Information supplied ▸

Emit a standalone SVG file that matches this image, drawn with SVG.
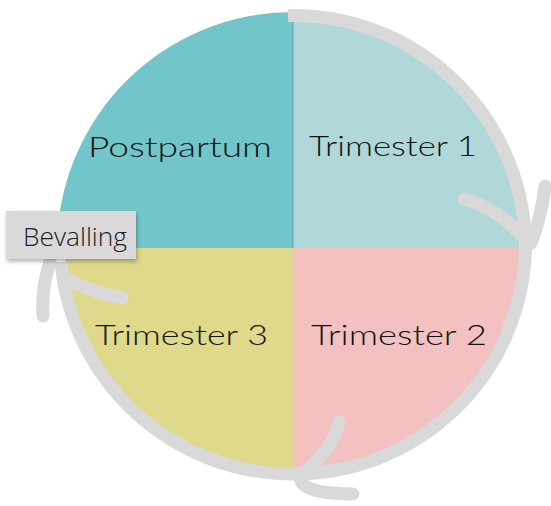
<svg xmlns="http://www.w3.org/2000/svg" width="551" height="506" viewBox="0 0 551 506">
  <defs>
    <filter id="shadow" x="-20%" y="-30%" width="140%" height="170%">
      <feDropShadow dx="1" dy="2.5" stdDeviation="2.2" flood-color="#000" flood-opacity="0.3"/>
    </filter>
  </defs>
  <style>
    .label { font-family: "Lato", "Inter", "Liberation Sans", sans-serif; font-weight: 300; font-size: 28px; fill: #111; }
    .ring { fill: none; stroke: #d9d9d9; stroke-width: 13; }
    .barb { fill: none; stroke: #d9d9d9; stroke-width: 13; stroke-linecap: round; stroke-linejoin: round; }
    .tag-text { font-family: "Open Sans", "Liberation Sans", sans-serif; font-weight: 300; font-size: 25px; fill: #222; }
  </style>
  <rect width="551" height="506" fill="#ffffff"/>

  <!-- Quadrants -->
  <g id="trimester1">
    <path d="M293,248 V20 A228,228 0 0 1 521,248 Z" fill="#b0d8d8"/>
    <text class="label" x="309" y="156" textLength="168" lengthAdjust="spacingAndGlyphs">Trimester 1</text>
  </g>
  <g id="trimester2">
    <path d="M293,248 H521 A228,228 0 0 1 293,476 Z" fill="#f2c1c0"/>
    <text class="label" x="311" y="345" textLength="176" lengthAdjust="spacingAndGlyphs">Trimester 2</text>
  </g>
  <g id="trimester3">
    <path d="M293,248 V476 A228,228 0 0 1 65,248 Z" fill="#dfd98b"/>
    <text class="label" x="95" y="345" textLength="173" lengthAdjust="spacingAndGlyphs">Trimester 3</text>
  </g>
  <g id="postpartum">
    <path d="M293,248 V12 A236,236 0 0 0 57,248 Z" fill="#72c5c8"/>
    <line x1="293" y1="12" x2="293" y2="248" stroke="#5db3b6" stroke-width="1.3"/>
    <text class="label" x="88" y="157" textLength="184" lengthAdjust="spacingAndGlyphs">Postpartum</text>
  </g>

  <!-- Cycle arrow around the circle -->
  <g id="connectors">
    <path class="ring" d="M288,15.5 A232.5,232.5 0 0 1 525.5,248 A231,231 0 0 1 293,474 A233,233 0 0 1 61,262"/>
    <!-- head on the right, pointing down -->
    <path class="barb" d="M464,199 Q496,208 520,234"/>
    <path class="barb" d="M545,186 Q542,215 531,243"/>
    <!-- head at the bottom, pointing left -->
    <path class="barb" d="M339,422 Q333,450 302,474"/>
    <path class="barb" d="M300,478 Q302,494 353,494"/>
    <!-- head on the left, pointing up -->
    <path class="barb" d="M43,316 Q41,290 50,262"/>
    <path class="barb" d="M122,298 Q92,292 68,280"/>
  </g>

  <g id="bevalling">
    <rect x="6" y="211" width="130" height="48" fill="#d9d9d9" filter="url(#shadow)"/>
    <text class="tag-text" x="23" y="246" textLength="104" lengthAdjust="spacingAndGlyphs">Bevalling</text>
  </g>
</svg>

Goal ▸ Reproduce the full listing above verbatim, with no pictures included.

Task solution ▸
Emit a standalone SVG file that matches this image, drawn with SVG.
<svg xmlns="http://www.w3.org/2000/svg" width="551" height="506" viewBox="0 0 551 506">
  <defs>
    <filter id="shadow" x="-20%" y="-30%" width="140%" height="170%">
      <feDropShadow dx="1" dy="2.5" stdDeviation="2.2" flood-color="#000" flood-opacity="0.3"/>
    </filter>
  </defs>
  <style>
    .label { font-family: "Lato", "Inter", "Liberation Sans", sans-serif; font-weight: 300; font-size: 28px; fill: #111; }
    .ring { fill: none; stroke: #d9d9d9; stroke-width: 13; }
    .barb { fill: none; stroke: #d9d9d9; stroke-width: 13; stroke-linecap: round; stroke-linejoin: round; }
    .tag-text { font-family: "Open Sans", "Liberation Sans", sans-serif; font-weight: 300; font-size: 25px; fill: #222; }
  </style>
  <rect width="551" height="506" fill="#ffffff"/>

  <!-- Quadrants -->
  <g id="trimester1">
    <path d="M293,248 V20 A228,228 0 0 1 521,248 Z" fill="#b0d8d8"/>
    <text class="label" x="309" y="156" textLength="168" lengthAdjust="spacingAndGlyphs">Trimester 1</text>
  </g>
  <g id="trimester2">
    <path d="M293,248 H521 A228,228 0 0 1 293,476 Z" fill="#f2c1c0"/>
    <text class="label" x="311" y="345" textLength="176" lengthAdjust="spacingAndGlyphs">Trimester 2</text>
  </g>
  <g id="trimester3">
    <path d="M293,248 V476 A228,228 0 0 1 65,248 Z" fill="#dfd98b"/>
    <text class="label" x="95" y="345" textLength="173" lengthAdjust="spacingAndGlyphs">Trimester 3</text>
  </g>
  <g id="postpartum">
    <path d="M293,248 V12 A236,236 0 0 0 57,248 Z" fill="#72c5c8"/>
    <line x1="293" y1="12" x2="293" y2="248" stroke="#5db3b6" stroke-width="1.3"/>
    <text class="label" x="88" y="157" textLength="184" lengthAdjust="spacingAndGlyphs">Postpartum</text>
  </g>

  <!-- Cycle arrow around the circle -->
  <g id="connectors">
    <path class="ring" d="M288,15.5 A232.5,232.5 0 0 1 525.5,248 A231,231 0 0 1 293,474 A233,233 0 0 1 61,262"/>
    <!-- head on the right, pointing down -->
    <path class="barb" d="M464,199 Q496,208 520,234"/>
    <path class="barb" d="M545,186 Q542,215 531,243"/>
    <!-- head at the bottom, pointing left -->
    <path class="barb" d="M339,422 Q333,450 302,474"/>
    <path class="barb" d="M300,478 Q302,494 353,494"/>
    <!-- head on the left, pointing up -->
    <path class="barb" d="M43,316 Q41,290 50,262"/>
    <path class="barb" d="M122,298 Q92,292 68,280"/>
  </g>

  <g id="bevalling">
    <rect x="6" y="211" width="130" height="48" fill="#d9d9d9" filter="url(#shadow)"/>
    <text class="tag-text" x="23" y="246" textLength="104" lengthAdjust="spacingAndGlyphs">Bevalling</text>
  </g>
</svg>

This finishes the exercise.